— start —

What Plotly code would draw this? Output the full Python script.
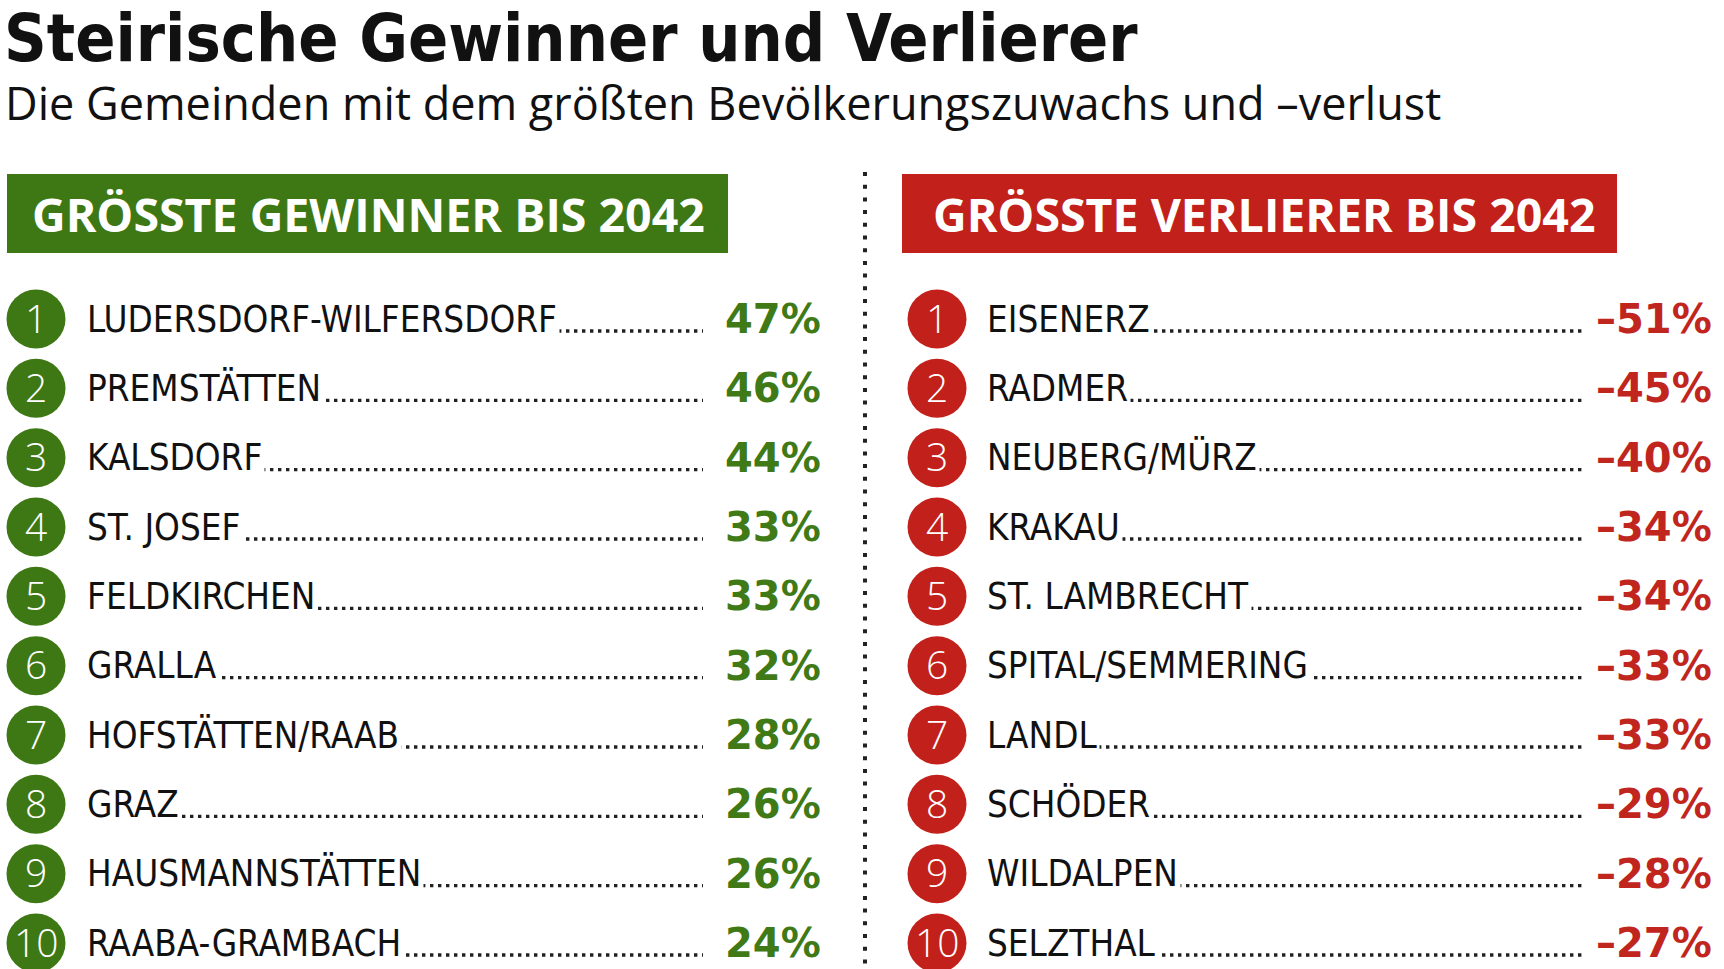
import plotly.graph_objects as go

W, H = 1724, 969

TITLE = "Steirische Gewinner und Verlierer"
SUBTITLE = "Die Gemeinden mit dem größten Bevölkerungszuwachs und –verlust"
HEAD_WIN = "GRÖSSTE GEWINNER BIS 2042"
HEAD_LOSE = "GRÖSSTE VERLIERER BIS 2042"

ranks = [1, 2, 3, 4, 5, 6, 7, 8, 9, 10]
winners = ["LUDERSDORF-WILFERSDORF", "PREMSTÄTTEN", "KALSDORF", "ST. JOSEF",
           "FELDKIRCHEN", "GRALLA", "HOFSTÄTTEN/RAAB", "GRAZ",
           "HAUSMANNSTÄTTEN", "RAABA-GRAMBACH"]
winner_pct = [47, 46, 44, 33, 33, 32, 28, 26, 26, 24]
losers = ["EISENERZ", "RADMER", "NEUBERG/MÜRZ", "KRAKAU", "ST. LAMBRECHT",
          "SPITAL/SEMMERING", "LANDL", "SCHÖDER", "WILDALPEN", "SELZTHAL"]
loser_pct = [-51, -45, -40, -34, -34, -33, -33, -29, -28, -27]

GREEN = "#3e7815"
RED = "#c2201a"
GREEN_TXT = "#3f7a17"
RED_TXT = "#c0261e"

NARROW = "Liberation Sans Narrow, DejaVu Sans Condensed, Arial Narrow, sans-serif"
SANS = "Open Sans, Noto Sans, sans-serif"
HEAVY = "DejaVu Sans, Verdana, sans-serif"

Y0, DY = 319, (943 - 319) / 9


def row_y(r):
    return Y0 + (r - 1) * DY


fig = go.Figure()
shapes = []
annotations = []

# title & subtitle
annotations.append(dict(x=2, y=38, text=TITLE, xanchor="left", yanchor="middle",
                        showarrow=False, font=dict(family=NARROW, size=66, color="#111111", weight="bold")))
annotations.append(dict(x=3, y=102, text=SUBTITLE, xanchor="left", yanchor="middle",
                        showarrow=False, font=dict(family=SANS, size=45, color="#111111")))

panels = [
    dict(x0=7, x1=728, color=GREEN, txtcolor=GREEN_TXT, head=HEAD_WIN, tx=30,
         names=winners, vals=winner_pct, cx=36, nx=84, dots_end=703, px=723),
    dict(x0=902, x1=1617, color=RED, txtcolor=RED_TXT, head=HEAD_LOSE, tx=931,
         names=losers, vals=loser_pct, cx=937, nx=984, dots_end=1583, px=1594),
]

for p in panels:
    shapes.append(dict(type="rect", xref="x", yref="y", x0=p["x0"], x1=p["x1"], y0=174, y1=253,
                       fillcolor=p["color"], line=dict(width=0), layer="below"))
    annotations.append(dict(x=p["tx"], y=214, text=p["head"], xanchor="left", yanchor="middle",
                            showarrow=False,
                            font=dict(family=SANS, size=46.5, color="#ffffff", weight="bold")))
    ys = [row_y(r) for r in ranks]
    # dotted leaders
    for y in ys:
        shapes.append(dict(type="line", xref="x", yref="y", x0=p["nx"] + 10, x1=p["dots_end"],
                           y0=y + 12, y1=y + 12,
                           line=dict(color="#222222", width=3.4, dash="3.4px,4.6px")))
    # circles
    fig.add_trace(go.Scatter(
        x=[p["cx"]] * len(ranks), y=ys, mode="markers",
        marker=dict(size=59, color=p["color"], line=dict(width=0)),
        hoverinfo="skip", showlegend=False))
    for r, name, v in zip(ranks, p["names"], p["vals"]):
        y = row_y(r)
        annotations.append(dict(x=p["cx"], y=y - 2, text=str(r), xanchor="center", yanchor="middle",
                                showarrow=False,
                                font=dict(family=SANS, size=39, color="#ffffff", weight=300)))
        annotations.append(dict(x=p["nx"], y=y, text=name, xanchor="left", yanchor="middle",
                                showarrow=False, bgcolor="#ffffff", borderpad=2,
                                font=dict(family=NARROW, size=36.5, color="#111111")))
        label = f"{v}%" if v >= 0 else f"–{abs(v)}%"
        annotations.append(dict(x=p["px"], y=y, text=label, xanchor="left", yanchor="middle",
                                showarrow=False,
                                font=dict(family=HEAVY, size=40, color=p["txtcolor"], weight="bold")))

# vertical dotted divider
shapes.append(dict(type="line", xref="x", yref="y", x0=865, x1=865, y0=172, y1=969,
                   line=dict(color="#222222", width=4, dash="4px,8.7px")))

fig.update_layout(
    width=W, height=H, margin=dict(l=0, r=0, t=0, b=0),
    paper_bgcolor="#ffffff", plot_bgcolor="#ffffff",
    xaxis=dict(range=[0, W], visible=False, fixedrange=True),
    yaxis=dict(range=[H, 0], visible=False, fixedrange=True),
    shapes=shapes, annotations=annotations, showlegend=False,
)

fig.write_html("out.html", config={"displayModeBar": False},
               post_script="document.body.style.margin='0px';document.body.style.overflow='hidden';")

— end —

SHORT TASK:
Starting at the first line of the material, output exactly the lines up to and including the one with "W, H = 1724, 969". Do not include the pictures.

ANSWER TO THIS EXERCISE:
What Plotly code would draw this? Output the full Python script.
import plotly.graph_objects as go

W, H = 1724, 969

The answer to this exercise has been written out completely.